LLMs for Equities Feature Forecasting at Two Sigma with Ben Wellington - #736
🎯 Summary
Podcast Summary: LLMs for Equities Feature Forecasting at Two Sigma with Ben Wellington - #736
This episode of the Twomo AI podcast features an in-depth discussion with Ben Wellington, Deputy Head of Feature Forecasting at Two Sigma, focusing on how Large Language Models (LLMs) and Generative AI are revolutionizing the creation and utilization of predictive features for quantitative equity trading.
1. Focus Area
The primary focus is the application of advanced NLP/GenAI techniques (specifically LLMs) to financial data analysis for the purpose of generating novel, high-signal features used in quantitative investment models. The discussion bridges Ben Wellington’s background in traditional NLP with the current paradigm shift driven by data-centric AI in finance.
2. Key Technical Insights
- The ROI Revolution in Feature Engineering: LLMs have drastically reduced the cost (from potentially months of specialized engineering to minutes) required to test complex hypotheses derived from unstructured data (e.g., analyzing video content for non-verbal cues like “nose touching” during CEO interviews). This lowers the barrier to entry for exploring previously intractable features.
- Shift from Syntactic/One-Hot Encoding to Embeddings: The evolution from older NLP methods (like counting specific words or using one-hot encoding) to using dense vector embeddings allows models to capture semantic relationships between concepts (e.g., understanding that “innovate” and “creative” are related), leading to better generalization in prediction models.
- The Importance of Raw, Historical Data Capture: A core philosophy at Two Sigma is the imperative to record the rawest form of data possible (e.g., raw video feeds, unedited news wires). This “time capsule” approach ensures that future, yet-to-be-invented analytical techniques (like advanced vision models) can be applied retrospectively to historical data, a capability that is impossible if only derived features are saved.
3. Business/Investment Angle
- Feature Forecasting as the Core Business: Two Sigma’s objective is to predict future asset prices by quantifying the world into millions of observable “features.” Feature forecasting is the dedicated process of discovering, quantifying, and validating these signals.
- The Value of Holistic Data Capture: The firm prioritizes capturing data across all traded entities simultaneously (e.g., tracking job postings for every company), recognizing that a holistic, cross-sectional view often yields more predictive power than siloed data sets.
- Competitive Edge in Data Provenance: Having proprietary, time-stamped historical records (like unedited news feeds) that competitors lack provides a significant edge, as this data allows for testing hypotheses that others cannot validate historically.
4. Notable Companies/People
- Ben Wellington (Two Sigma): Deputy Head of Feature Forecasting, expert in NLP, driving the integration of GenAI into feature discovery.
- Two Sigma: The quantitative investment manager where this work is applied, focused on using data science to predict asset prices.
- NYU: Mentioned as the location where Ben Wellington pursued his PhD in machine translation, highlighting the historical context of NLP research.
5. Future Implications
The conversation suggests a renaissance in feature creation.
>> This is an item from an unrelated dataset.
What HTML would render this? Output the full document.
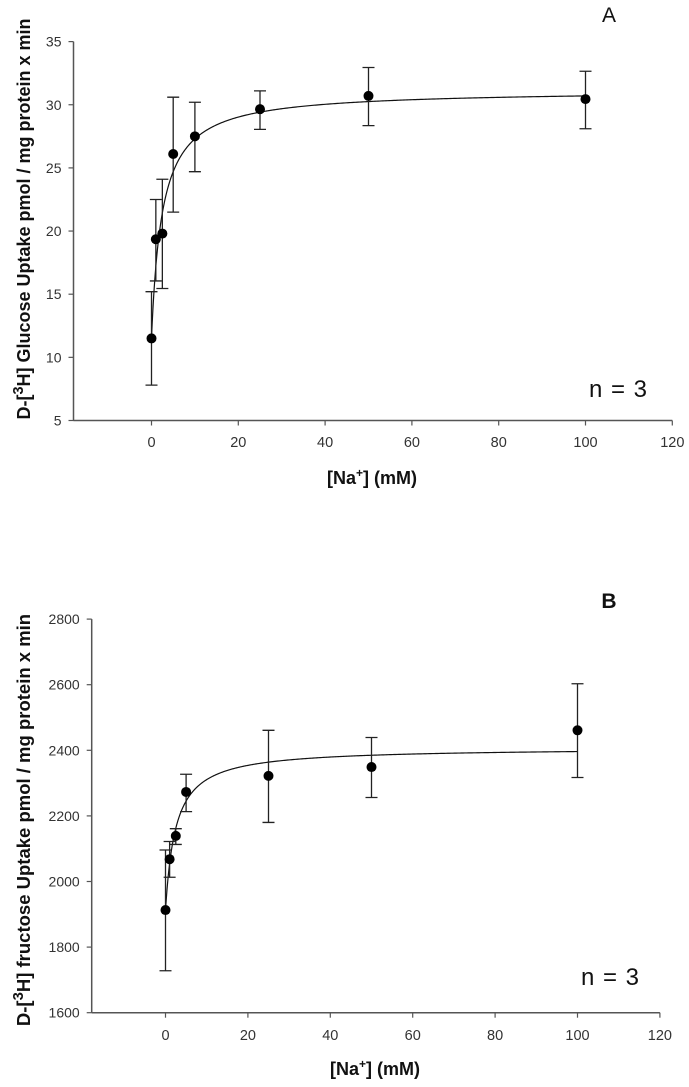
<!DOCTYPE html>
<html>
<head>
<meta charset="utf-8">
<style>
  html,body{margin:0;padding:0;background:#fff;}
  svg{display:block;}
  text{font-family:"Liberation Sans",Arial,sans-serif;}
</style>
</head>
<body>
<svg id="fig" width="689" height="1087" viewBox="0 0 689 1087" xmlns="http://www.w3.org/2000/svg"></svg>
<script>
// ---- Panel A data (glucose) ----
const naA = [0, 1, 2.5, 5, 10, 25, 50, 100];
const glucoseMean = [11.5, 19.35, 19.8, 26.1, 27.5, 29.65, 30.7, 30.45];
const glucoseLow = [7.8, 16.05, 15.45, 21.5, 24.7, 28.05, 28.35, 28.1];
const glucoseHigh = [15.2, 22.5, 24.1, 30.6, 30.2, 31.1, 32.95, 32.65];
const fitA = [11.5, 19.67, 2.45]; // baseline, Vmax, Km
const yTicksA = [5, 10, 15, 20, 25, 30, 35];
const xTicks = [0, 20, 40, 60, 80, 100, 120];

// ---- Panel B data (fructose) ----
const naB = [0, 1, 2.5, 5, 25, 50, 100];
const fructoseMean = [1913, 2068, 2139, 2273, 2322, 2349, 2461];
const fructoseLow = [1728, 2013, 2113, 2213, 2180, 2256, 2317];
const fructoseHigh = [2096, 2122, 2161, 2327, 2461, 2439, 2603];
const fitB = [1910, 498, 2.43];
const yTicksB = [1600, 1800, 2000, 2200, 2400, 2600, 2800];

const NS = "http://www.w3.org/2000/svg";
const svg = document.getElementById('fig');
function el(tag, attrs, parent, txt){
  const e = document.createElementNS(NS, tag);
  for (const k in attrs) e.setAttribute(k, attrs[k]);
  if (txt !== undefined) e.textContent = txt;
  (parent || svg).appendChild(e);
  return e;
}

function panel(cfg){
  const g = el('g', {});
  
  
  const X = v => cfg.x0 + (v - 0) * cfg.xs;
  const Y = v => cfg.yBot - (v - cfg.yMin) * cfg.ys;
  const axc = '#555';
  const ya = el('line', {x1: cfg.axisX, y1: Y(cfg.yMin), x2: cfg.axisX, y2: Y(cfg.yMax), stroke: axc, 'stroke-width': 1.5}, g);
  
  
  const xa = el('line', {x1: cfg.axisX, y1: Y(cfg.yMin), x2: X(120), y2: Y(cfg.yMin), stroke: axc, 'stroke-width': 1.5}, g);
  
  
  cfg.yTicks.forEach(t => {
    const tk = el('line', {x1: cfg.axisX - 5, y1: Y(t), x2: cfg.axisX, y2: Y(t), stroke: axc, 'stroke-width': 1.2}, g);
    
    
    const lb = el('text', {x: cfg.axisX - 12, y: Y(t) + 5, 'text-anchor': 'end', 'font-size': 14, fill: '#333'}, g, String(t));
    
    
  });
  xTicks.forEach(t => {
    const tk = el('line', {x1: X(t), y1: Y(cfg.yMin), x2: X(t), y2: Y(cfg.yMin) + 5, stroke: axc, 'stroke-width': 1.2}, g);
    
    
    const lb = el('text', {x: X(t), y: cfg.xLabY, 'text-anchor': 'middle', 'font-size': 14.5, fill: '#333'}, g, String(t));
    
    
  });
  let d = '';
  for (let i = 0; i <= 400; i++){
    const xv = 100 * Math.pow(i / 400, 2);
    const yv = cfg.fit[0] + cfg.fit[1] * xv / (cfg.fit[2] + xv);
    d += (i ? 'L' : 'M') + X(xv).toFixed(2) + ',' + Y(yv).toFixed(2);
  }
  const c = el('path', {d: d, fill: 'none', stroke: '#111', 'stroke-width': 1.2}, g);
  
  
  cfg.xs_.forEach((xv, i) => {
    const px = X(xv);
    const eb = el('path', {d: `M${px},${Y(cfg.lo[i])}L${px},${Y(cfg.hi[i])}M${px-6},${Y(cfg.lo[i])}L${px+6},${Y(cfg.lo[i])}M${px-6},${Y(cfg.hi[i])}L${px+6},${Y(cfg.hi[i])}`, stroke: '#222', 'stroke-width': 1.3, fill: 'none'}, g);
    
    
    const pt = el('circle', {cx: px, cy: Y(cfg.mean[i]), r: 5, fill: '#000'}, g);
    
    
  });
  const yt = el('text', {x: 0, y: 0, transform: `translate(${cfg.yTitleX},${cfg.yTitleY}) rotate(-90)`, 'text-anchor': 'middle', 'font-size': cfg.yTitleSize, 'font-weight': 'bold', fill: '#111'}, g);
  
  
  el('tspan', {}, yt, 'D-[');
  el('tspan', {dy: -7, 'font-size': cfg.yTitleSize * 0.8}, yt, '3');
  el('tspan', {dy: 7}, yt, 'H] ' + cfg.sugar + ' Uptake pmol / mg protein x min');
  const xt = el('text', {x: cfg.xTitleX, y: cfg.xTitleY, 'text-anchor': 'middle', 'font-size': 18, 'font-weight': 'bold', fill: '#111'}, g);
  
  
  el('tspan', {}, xt, '[Na');
  el('tspan', {dy: -7, 'font-size': 12}, xt, '+');
  el('tspan', {dy: 7}, xt, '] (mM)');
  const pl = el('text', {x: cfg.letterX, y: cfg.letterY, 'text-anchor': 'middle', 'font-size': 21, 'font-weight': cfg.letterBold ? 'bold' : 'normal', fill: '#111'}, g, cfg.letter);
  
  
  const n = el('text', {x: cfg.nX, y: cfg.nY, 'text-anchor': 'middle', 'font-size': 24, 'word-spacing': 2, fill: '#111'}, g, 'n = 3');
  
  
}

panel({name: 'panel-a-glucose', x0: 151.5, xs: 4.34, axisX: 73.5, yMin: 5, yMax: 35, yBot: 420.5, ys: 12.63,
  yTicks: yTicksA, xLabY: 447, fit: fitA, xs_: naA, mean: glucoseMean, lo: glucoseLow, hi: glucoseHigh,
  yTitleX: 30, yTitleY: 219, yTitleSize: 18, sugar: 'Glucose', xTitleX: 372, xTitleY: 484,
  letter: 'A', letterX: 609, letterY: 22, letterBold: false, nX: 618, nY: 397});

panel({name: 'panel-b-fructose', x0: 165.5, xs: 4.12, axisX: 91.7, yMin: 1600, yMax: 2800, yBot: 1012.7, ys: 65.6 / 200,
  yTitleX: 30, yTitleY: 820, yTitleSize: 18.5, sugar: 'fructose', xTitleX: 375, xTitleY: 1075,
  yTicks: yTicksB, xLabY: 1040, fit: fitB, xs_: naB, mean: fructoseMean, lo: fructoseLow, hi: fructoseHigh,
  letter: 'B', letterX: 609, letterY: 608, letterBold: true, nX: 610, nY: 985});
</script>
</body>
</html>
As the technical overhead for extracting complex signals from unstructured data plummets due to LLMs, researchers will shift from prioritizing technically feasible ideas to pursuing any hypothesis that seems potentially valuable, regardless of initial complexity. This democratization of feature engineering will likely lead to a rapid expansion of the feature space used in quantitative finance.
6. Target Audience
This episode is highly valuable for AI/ML Engineers, Quantitative Researchers (Quants), Data Scientists working in finance, and technology leaders interested in the practical, high-stakes application of Generative AI beyond consumer-facing products.
🏢 Companies Mentioned
💬 Key Insights
"...which when you combine orthogonal signals, you get a much smoother response than when they're correlated signals."
"I'm not always looking at the best at things; I'm looking for a group of things that each have their own take that when I average out among them, I'm better off and more robust in the future than had I just picked one."
"there's not going to be a horse to bet on. You're going to be well-suited to have a diversified set of inputs to build interesting things, and you need to be comfortable using a wide array of technologies, not just betting on a single one."
"So, it is kind of scary for us to use an off-the-shelf model that's been trained on data in 2020 to ask questions from a document of 2019, right? So, if I could say, 'Hey, here's this Enron conference call. Do you think it's good or bad?' Is the word 'Enron' going to trigger a negative reaction because somewhere deep in the psyche of the LLM, there was a big bankruptcy?"
"That's an exact example where somebody had forced that hop [intermediate text step], you would actually have a less good system than we have today when they said, 'Oh, look, let me remove these abstractions that humans have added and just let the system go with enough data.'"
"The things that you build need to be plug-and-playable with the changing world."